- [Description of the task] Can you transcribe the data exactly? Leave the pictures out.

——

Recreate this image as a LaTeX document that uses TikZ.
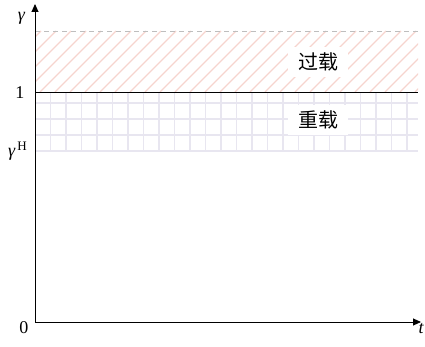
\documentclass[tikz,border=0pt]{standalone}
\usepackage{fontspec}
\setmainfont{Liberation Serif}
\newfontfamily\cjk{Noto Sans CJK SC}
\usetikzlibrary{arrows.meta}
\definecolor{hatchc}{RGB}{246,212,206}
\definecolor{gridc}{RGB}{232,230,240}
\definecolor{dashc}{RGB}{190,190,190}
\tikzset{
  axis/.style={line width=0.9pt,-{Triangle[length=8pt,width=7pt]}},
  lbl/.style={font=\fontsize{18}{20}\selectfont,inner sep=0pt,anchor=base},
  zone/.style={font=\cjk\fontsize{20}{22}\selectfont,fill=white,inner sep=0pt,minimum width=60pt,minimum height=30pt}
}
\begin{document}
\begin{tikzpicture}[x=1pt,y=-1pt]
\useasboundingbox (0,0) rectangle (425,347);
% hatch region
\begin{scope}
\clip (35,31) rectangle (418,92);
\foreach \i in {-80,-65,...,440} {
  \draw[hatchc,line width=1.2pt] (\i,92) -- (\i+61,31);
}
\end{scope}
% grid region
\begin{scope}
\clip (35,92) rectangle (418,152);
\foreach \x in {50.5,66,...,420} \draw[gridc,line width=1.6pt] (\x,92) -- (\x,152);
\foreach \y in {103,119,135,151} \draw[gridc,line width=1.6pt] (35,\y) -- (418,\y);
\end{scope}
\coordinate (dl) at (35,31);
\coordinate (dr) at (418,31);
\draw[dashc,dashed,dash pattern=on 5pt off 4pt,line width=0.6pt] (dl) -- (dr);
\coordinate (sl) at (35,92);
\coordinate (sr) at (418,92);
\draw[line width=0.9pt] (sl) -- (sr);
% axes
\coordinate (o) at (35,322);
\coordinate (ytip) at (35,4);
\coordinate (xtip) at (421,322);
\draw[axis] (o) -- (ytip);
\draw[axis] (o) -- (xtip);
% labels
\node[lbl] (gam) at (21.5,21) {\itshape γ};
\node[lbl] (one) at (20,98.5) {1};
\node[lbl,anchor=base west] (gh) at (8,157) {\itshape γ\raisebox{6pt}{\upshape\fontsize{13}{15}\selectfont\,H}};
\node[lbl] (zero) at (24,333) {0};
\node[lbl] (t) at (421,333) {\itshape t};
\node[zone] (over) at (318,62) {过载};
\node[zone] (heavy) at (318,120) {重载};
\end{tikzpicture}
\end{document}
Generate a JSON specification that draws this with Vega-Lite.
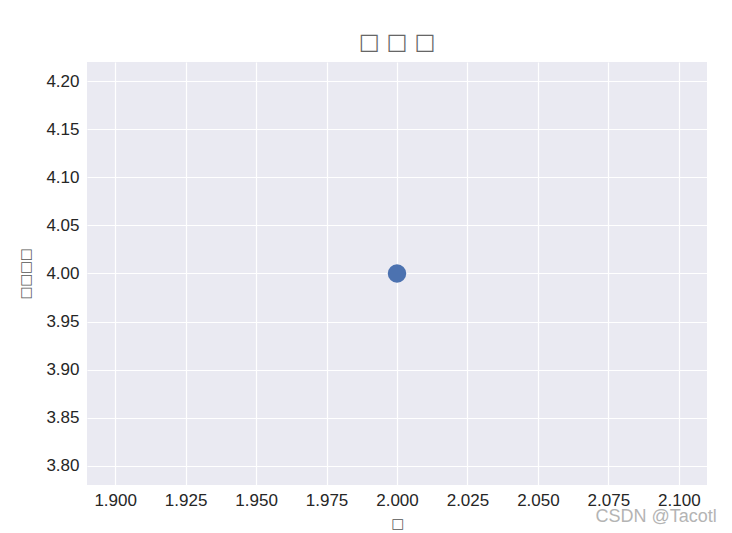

——

- [Exercise answer]
Recreate this image as a LaTeX document that uses TikZ.
\documentclass[tikz,border=0pt]{standalone}
\usepackage{fontspec}
\setmainfont{Liberation Serif}
\newfontfamily\cjk{Noto Sans CJK SC}
\usetikzlibrary{arrows.meta}
\definecolor{hatchc}{RGB}{246,212,206}
\definecolor{gridc}{RGB}{232,230,240}
\definecolor{dashc}{RGB}{190,190,190}
\tikzset{
  axis/.style={line width=0.9pt,-{Triangle[length=8pt,width=7pt]}},
  lbl/.style={font=\fontsize{18}{20}\selectfont,inner sep=0pt,anchor=base},
  zone/.style={font=\cjk\fontsize{20}{22}\selectfont,fill=white,inner sep=0pt,minimum width=60pt,minimum height=30pt}
}
\begin{document}
\begin{tikzpicture}[x=1pt,y=-1pt]
\useasboundingbox (0,0) rectangle (425,347);
% hatch region
\begin{scope}
\clip (35,31) rectangle (418,92);
\foreach \i in {-80,-65,...,440} {
  \draw[hatchc,line width=1.2pt] (\i,92) -- (\i+61,31);
}
\end{scope}
% grid region
\begin{scope}
\clip (35,92) rectangle (418,152);
\foreach \x in {50.5,66,...,420} \draw[gridc,line width=1.6pt] (\x,92) -- (\x,152);
\foreach \y in {103,119,135,151} \draw[gridc,line width=1.6pt] (35,\y) -- (418,\y);
\end{scope}
\coordinate (dl) at (35,31);
\coordinate (dr) at (418,31);
\draw[dashc,dashed,dash pattern=on 5pt off 4pt,line width=0.6pt] (dl) -- (dr);
\coordinate (sl) at (35,92);
\coordinate (sr) at (418,92);
\draw[line width=0.9pt] (sl) -- (sr);
% axes
\coordinate (o) at (35,322);
\coordinate (ytip) at (35,4);
\coordinate (xtip) at (421,322);
\draw[axis] (o) -- (ytip);
\draw[axis] (o) -- (xtip);
% labels
\node[lbl] (gam) at (21.5,21) {\itshape γ};
\node[lbl] (one) at (20,98.5) {1};
\node[lbl,anchor=base west] (gh) at (8,157) {\itshape γ\raisebox{6pt}{\upshape\fontsize{13}{15}\selectfont\,H}};
\node[lbl] (zero) at (24,333) {0};
\node[lbl] (t) at (421,333) {\itshape t};
\node[zone] (over) at (318,62) {过载};
\node[zone] (heavy) at (318,120) {重载};
\end{tikzpicture}
\end{document}
Generate a JSON specification that draws this with Vega-Lite.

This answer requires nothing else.